1.01≦A3p/A2p≦1.6  (d)

wherein A2p represents a compensated peak area obtained by compensating a peak area of a 2p orbital of a transition metal constituting the lithium-transition metal complex oxide with a relative sensitivity compensation coefficient, and

A3p represents a compensated peak area obtained by compensating a peak area of a 3p orbital of a transition metal constituting the lithium-transition metal complex oxide with a relative sensitivity compensation coefficient.

31. A positive electrode for a lithium secondary battery, characterized by using the positive electrode material for a lithium secondary battery according to claim 20.

32. A lithium secondary battery, characterized by using the positive electrode according to claim 31.

33. A process for producing a positive electrode material for a lithium secondary battery having a fullerene compound present on a surface of a positive electrode active substance, characterized in that the process comprises:

a fullerene compound supporting step of making a fullerene compound present on a surface of a positive electrode active substance; and

at least one of a crosslinking step of crosslinking spherical shell structures of the fullerene compound through at least one atom, and a chemically bonding step of chemically bonding a spherical shell structure of the fullerene compound to a surface of the positive electrode active substance through at least one atom.

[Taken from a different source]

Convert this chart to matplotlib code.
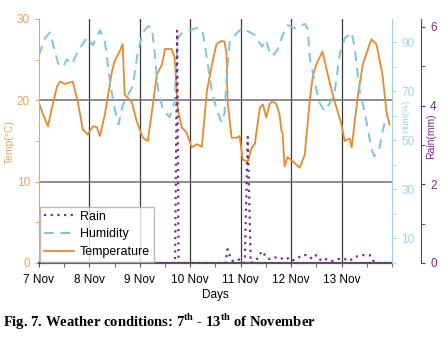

34. The process for producing a positive electrode material for a lithium secondary battery according to claim 33, wherein the crosslinking step or the chemically bonding step is carried out by a heat treatment at 100° C. or more.

35. The process for producing a positive electrode material for a lithium secondary battery according to claim 33, characterized in that the at least one atom is an oxygen atom.

36. The process for producing a positive electrode material for a lithium secondary battery according to claim 34, characterized in that the at least one atom is an oxygen atom.